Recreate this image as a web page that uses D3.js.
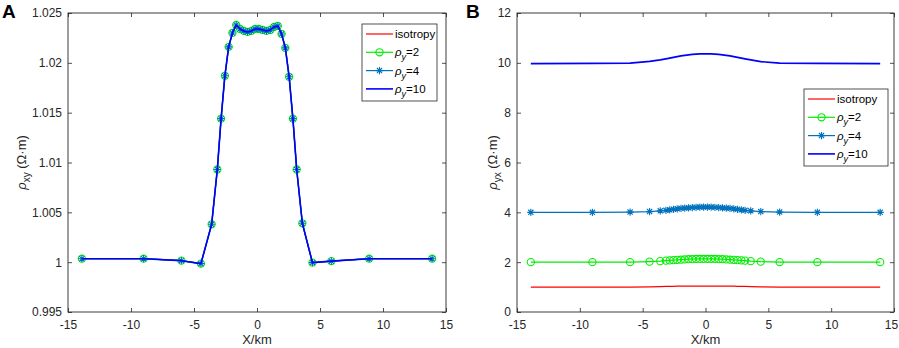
<!DOCTYPE html>
<html>
<head>
<meta charset="utf-8">
<script src="https://cdn.jsdelivr.net/npm/d3@7"></script>
<style>
  body { margin: 0; background: #fff; }
  svg { display: block; font-family: "Liberation Sans", Arial, sans-serif; }
</style>
</head>
<body>
<svg id="chart" width="899" height="348"></svg>
<script>
// Profile positions (km), shared by both panels
const xKm = [-13.9, -9, -6, -4.45, -3.6, -3.15, -2.85, -2.55, -2.25, -1.95, -1.65, -1.35, -1.05, -0.75, -0.45, -0.15,
             0.15, 0.45, 0.75, 1.05, 1.35, 1.65, 1.95, 2.25, 2.55, 2.85, 3.15, 3.6, 4.4, 5.9, 8.9, 13.9];

// Panel A: rho_xy - the four curves lie on top of each other
const rhoXY = [1.00035, 1.00035, 1.00015, 0.99985, 1.0038, 1.0093, 1.0144, 1.0187, 1.0216, 1.0230, 1.0238, 1.0234, 1.0232, 1.0231, 1.0232, 1.0234,
               1.0234, 1.0233, 1.0232, 1.0233, 1.0236, 1.0237, 1.0229, 1.0215, 1.0186, 1.0144, 1.0093, 1.0039, 0.99995, 1.0001, 1.00035, 1.00035];

// Panel B: rho_yx
const rhoYX_iso = [1.0, 1.0, 1.0, 1.01, 1.02, 1.03, 1.03, 1.03, 1.04, 1.04, 1.04, 1.04, 1.04, 1.04, 1.04, 1.04,
                   1.04, 1.04, 1.04, 1.04, 1.04, 1.04, 1.04, 1.04, 1.03, 1.03, 1.03, 1.02, 1.01, 1.0, 1.0, 1.0];
const rhoYX_2 = [2.0, 2.0, 2.0, 2.02, 2.04, 2.06, 2.07, 2.08, 2.09, 2.10, 2.11, 2.12, 2.12, 2.13, 2.13, 2.13,
                 2.13, 2.13, 2.13, 2.12, 2.12, 2.11, 2.10, 2.09, 2.08, 2.07, 2.06, 2.04, 2.02, 2.0, 2.0, 2.0];
const rhoYX_4 = [4.0, 4.0, 4.01, 4.03, 4.06, 4.08, 4.10, 4.12, 4.14, 4.16, 4.17, 4.18, 4.19, 4.20, 4.21, 4.21,
                 4.21, 4.21, 4.20, 4.19, 4.18, 4.17, 4.16, 4.14, 4.12, 4.10, 4.08, 4.06, 4.03, 4.01, 4.0, 4.0];
const rhoYX_10 = [9.97, 9.98, 9.99, 10.06, 10.12, 10.16, 10.19, 10.22, 10.25, 10.28, 10.30, 10.32, 10.34, 10.35, 10.36, 10.36,
                  10.36, 10.36, 10.35, 10.34, 10.32, 10.30, 10.28, 10.25, 10.22, 10.19, 10.16, 10.12, 10.05, 9.99, 9.98, 9.97];

const xTicks = [-15, -10, -5, 0, 5, 10, 15];
const yTicksA = [0.995, 1, 1.005, 1.01, 1.015, 1.02, 1.025];
const yTicksB = [0, 2, 4, 6, 8, 10, 12];
const legendLabels = ["isotropy", "=2", "=4", "=10"];

const AX = "#262626";
const svg = d3.select("#chart");

const styles = [
  { color: "#ff0000", width: 1.2, marker: null },
  { color: "#00ee00", width: 1.2, marker: "circle" },
  { color: "#0072bd", width: 1.2, marker: "star" },
  { color: "#0000ff", width: 1.6, marker: null }
];

function starPath(r) {
  const d = r * 0.72;
  return `M${-r},0L${r},0M0,${-r}L0,${r}M${-d},${-d}L${d},${d}M${-d},${d}L${d},${-d}`;
}

function drawMarker(g, kind, color, x, y) {
  if (kind === "circle") {
    g.append("circle").attr("cx", x).attr("cy", y).attr("r", 3.6)
      .attr("fill", "none").attr("stroke", color).attr("stroke-width", 1.1);
  } else if (kind === "star") {
    g.append("path").attr("transform", `translate(${x},${y})`).attr("d", starPath(3.6))
      .attr("fill", "none").attr("stroke", color).attr("stroke-width", 1.1);
  }
}

function drawPanel(cfg) {
  const { left, right, top, bottom } = cfg.box;
  const w = right - left, h = bottom - top;
  const g = svg.append("g").attr("transform", `translate(${left},${top})`);

  const x = d3.scaleLinear().domain([-15, 15]).range([0, w]);
  const y = d3.scaleLinear().domain(cfg.yDomain).range([h, 0]);

  // series
  const line = d3.line().x((d, i) => x(xKm[i])).y(d => y(d));
  cfg.series.forEach((vals, k) => {
    const st = styles[k];
    g.append("path").datum(vals).attr("d", line)
      .attr("fill", "none").attr("stroke", st.color).attr("stroke-width", st.width)
      .attr("stroke-linejoin", "round");
    if (st.marker) {
      const mg = g.append("g");
      vals.forEach((v, i) => drawMarker(mg, st.marker, st.color, x(xKm[i]), y(v)));
    }
  });

  // axes with inward ticks on all four sides (plain hyphen minus like MATLAB)
  const tick = 4;
  const bx = g.append("g").attr("transform", `translate(0,${h})`)
    .call(d3.axisBottom(x).tickValues(xTicks).tickSizeInner(-tick).tickSizeOuter(0).tickPadding(8).tickFormat(d => String(d)));
  const tx = g.append("g")
    .call(d3.axisTop(x).tickValues(xTicks).tickSizeInner(-tick).tickSizeOuter(0).tickFormat(""));
  const ly = g.append("g")
    .call(d3.axisLeft(y).tickValues(cfg.yTicks).tickSizeInner(-tick).tickSizeOuter(0).tickPadding(6).tickFormat(d => String(d)));
  const ry = g.append("g").attr("transform", `translate(${w},0)`)
    .call(d3.axisRight(y).tickValues(cfg.yTicks).tickSizeInner(-tick).tickSizeOuter(0).tickFormat(""));
  [bx, tx, ly, ry].forEach(a => {
    a.select(".domain").remove();
    a.selectAll(".tick line").attr("stroke", AX).attr("stroke-width", 0.8);
    a.selectAll(".tick text").attr("fill", AX).style("font-size", "12px")
      .style("font-family", "'Liberation Sans', Arial, sans-serif");
  });
  // keep the last x label inside the page
  if (cfg.nudgeLast) bx.selectAll(".tick text").filter(d => d === 15).attr("dx", -3);

  g.append("rect").attr("x", 0).attr("y", 0).attr("width", w).attr("height", h)
    .attr("fill", "none").attr("stroke", AX).attr("stroke-width", 0.9);

  // axis titles
  g.append("text").attr("x", w / 2).attr("y", h + 32).attr("text-anchor", "middle")
    .attr("fill", AX).style("font-size", "13px").text("X/km");

  const yl = g.append("text")
    .attr("transform", `translate(${cfg.yLabelX - left},${h / 2}) rotate(-90)`)
    .attr("text-anchor", "middle").attr("fill", AX).style("font-size", "13px");
  yl.append("tspan").style("font-style", "italic").text("ρ");
  yl.append("tspan").attr("dy", 4).style("font-size", "10px").text(cfg.sub);
  yl.append("tspan").attr("dy", -4).text(" (Ω·m)");

  // panel letter
  svg.append("text").attr("x", cfg.letterX).attr("y", 18).attr("fill", "#000")
    .style("font-size", "19px").style("font-weight", "bold").text(cfg.letter);

  // legend
  const lb = cfg.legend;
  const lg = svg.append("g");
  lg.append("rect").attr("x", lb.x0).attr("y", lb.y0).attr("width", lb.x1 - lb.x0).attr("height", lb.y1 - lb.y0)
    .attr("fill", "#fff").attr("stroke", AX).attr("stroke-width", 0.8);
  legendLabels.forEach((lab, k) => {
    const st = styles[k];
    const ry0 = lb.y0 + 10 + k * 18.3;
    const lx0 = lb.x0 + 4, lx1 = lb.x0 + 31;
    lg.append("line").attr("x1", lx0).attr("x2", lx1).attr("y1", ry0).attr("y2", ry0)
      .attr("stroke", st.color).attr("stroke-width", st.width);
    if (st.marker) drawMarker(lg, st.marker, st.color, (lx0 + lx1) / 2, ry0);
    const t = lg.append("text").attr("x", lx1 + 2).attr("y", ry0 + 4).attr("fill", "#000").style("font-size", "11.5px");
    if (k === 0) {
      t.text(lab);
    } else {
      t.append("tspan").style("font-style", "italic").text("ρ");
      t.append("tspan").attr("dy", 4).style("font-size", "9px").style("font-style", "italic").text("y");
      t.append("tspan").attr("dy", -4).text(lab);
    }
  });
}

drawPanel({
  box: { left: 68, right: 446, top: 13, bottom: 312 },
  yDomain: [0.995, 1.025], yTicks: yTicksA,
  series: [rhoXY, rhoXY, rhoXY, rhoXY],
  sub: "xy", yLabelX: 26, letter: "A", letterX: 2,
  legend: { x0: 362, x1: 437, y0: 24, y1: 101 }
});

drawPanel({
  box: { left: 517, right: 894, top: 13, bottom: 312 },
  yDomain: [0, 12], yTicks: yTicksB,
  series: [rhoYX_iso, rhoYX_2, rhoYX_4, rhoYX_10],
  sub: "yx", yLabelX: 497, letter: "B", letterX: 466, nudgeLast: true,
  legend: { x0: 804, x1: 888, y0: 89, y1: 166 }
});
</script>
</body>
</html>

• • • •

§ **EXERCISE INSTRUCTIONS**
Report how many lines in the listing above include the word "page". Give nothing but the number.

§ **EXERCISE OUTPUT**
2